Problem Description
Given an integer array nums and a non-negative integer k, find the maximum length of a subsequence of nums (not necessarily contiguous) that is "good". A subsequence is defined as good if there are at most k indices i (in the subsequence’s order) for which the adjacent elements differ (i.e. seq[i] != seq[i+1]). In other words, you may switch between different numbers at most k times while building the subsequence.
Key Insights
- We can pick elements non-contiguously; only the relative order matters.
- The “good” subsequence allows at most k transitions between different consecutive values.
- When adding an element equal to the previous one, no new transition is introduced.
- When adding a different element, we “spend” one of the allowed k changes.
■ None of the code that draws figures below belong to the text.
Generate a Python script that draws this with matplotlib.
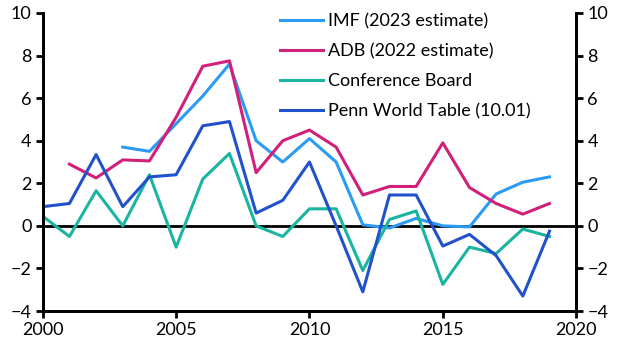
import matplotlib
matplotlib.use("Agg")
import matplotlib.pyplot as plt

plt.rcParams['font.family'] = ['Lato', 'DejaVu Sans']

years_imf = list(range(2003, 2020))
imf = [3.7, 3.5, 4.8, 6.1, 7.6, 4.0, 3.0, 4.1, 3.0, 0.05, -0.1, 0.35, 0.0, -0.05, 1.5, 2.05, 2.3]

years_adb = list(range(2001, 2020))
adb = [2.9, 2.25, 3.1, 3.05, 5.1, 7.5, 7.75, 2.5, 4.0, 4.5, 3.7, 1.45, 1.85, 1.85, 3.9, 1.8, 1.05, 0.55, 1.05]

years_cb = list(range(2000, 2020))
conf_board = [0.45, -0.5, 1.65, 0.0, 2.4, -1.0, 2.2, 3.4, 0.0, -0.5, 0.8, 0.8, -2.1, 0.3, 0.7, -2.75, -1.0, -1.3, -0.15, -0.5]

years_pwt = list(range(2000, 2020))
penn = [0.9, 1.05, 3.35, 0.9, 2.3, 2.4, 4.7, 4.9, 0.6, 1.2, 3.0, 0.0, -3.1, 1.45, 1.45, -0.95, -0.4, -1.4, -3.3, -0.25]

labels = ["IMF (2023 estimate)", "ADB (2022 estimate)", "Conference Board", "Penn World Table (10.01)"]
colors = ["#2B9BF4", "#D0207A", "#19B5A0", "#2152CC"]

fig = plt.figure(figsize=(6.29, 3.61), dpi=100)
ax = fig.add_axes([0.068, 0.1385, 0.848, 0.8255])

lw = 2.2
ax.plot(years_imf, imf, color=colors[0], lw=lw, label=labels[0])
ax.plot(years_adb, adb, color=colors[1], lw=lw, label=labels[1])
ax.plot(years_cb, conf_board, color=colors[2], lw=lw, label=labels[2])
ax.plot(years_pwt, penn, color=colors[3], lw=lw, label=labels[3])
ax.axhline(0, color="black", lw=2.0, zorder=1)

ax.set_xlim(2000, 2020)
ax.set_ylim(-4, 10)
ax.set_xticks([2000, 2005, 2010, 2015, 2020])
ax.set_yticks(range(-4, 11, 2))

ax2 = ax.twinx()
ax2.set_ylim(-4, 10)
ax2.set_yticks(range(-4, 11, 2))

for a in (ax, ax2):
    a.spines['top'].set_visible(False)
    for s in ('left', 'right', 'bottom'):
        a.spines[s].set_linewidth(2.0)
    a.tick_params(direction='out', length=5, width=2.0, labelsize=13, pad=3)

ax.legend(loc='upper left', bbox_to_anchor=(0.445, 1.0), frameon=False, fontsize=13,
          borderpad=0, borderaxespad=0,
          handlelength=2.4, handletextpad=0.25, labelspacing=0.78)

fig.savefig("out.png", dpi=100)
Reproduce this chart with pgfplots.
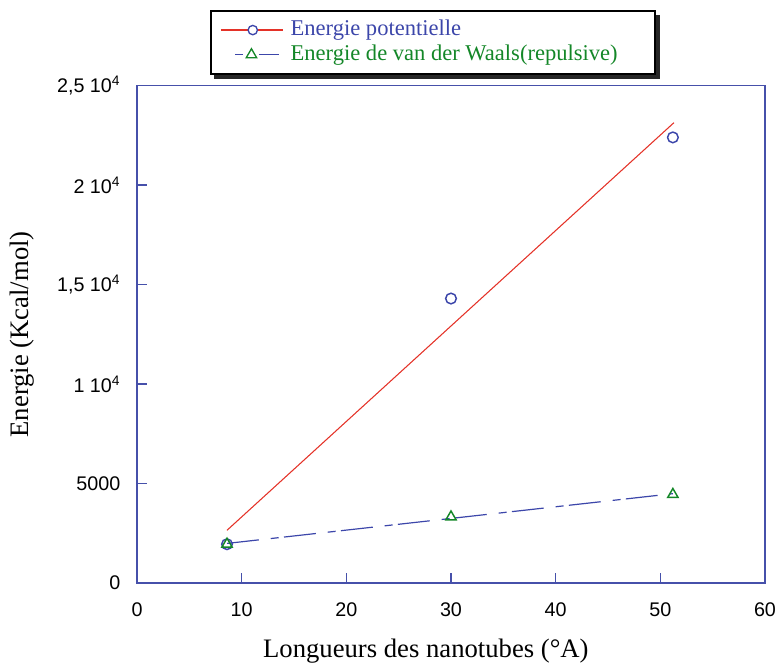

- Dynamic programming with memoization can efficiently explore decisions at each index.
Space and Time Complexity
Time Complexity: O(n * (k+1) * U) where n is the length of nums and U is the number of unique states for the last picked value (at most n distinct numbers)
Space Complexity: O(n * (k+1) * U) due to the memoization cache and recursion call stack
Solution
We use a recursive dynamic programming approach with memoization. The state is defined by:
• i: the current index in nums being considered
• last: the last number included in our subsequence (or a sentinel value if none has been picked)
• rem: the remaining allowed transitions (initially equal to k)
At each step:
- We decide to skip nums[i] and move on.
- Or we decide to take nums[i]:
- If no element has been picked (last is undefined) or nums[i] equals the last picked element, then no extra transition is used.
- If nums[i] is different from last and we have at least one allowed transition rem > 0, we take it and decrement rem.
- We choose the option that maximizes the length of the subsequence.
By memoizing each state (i, last, rem), we ensure that every unique subproblem is computed only once.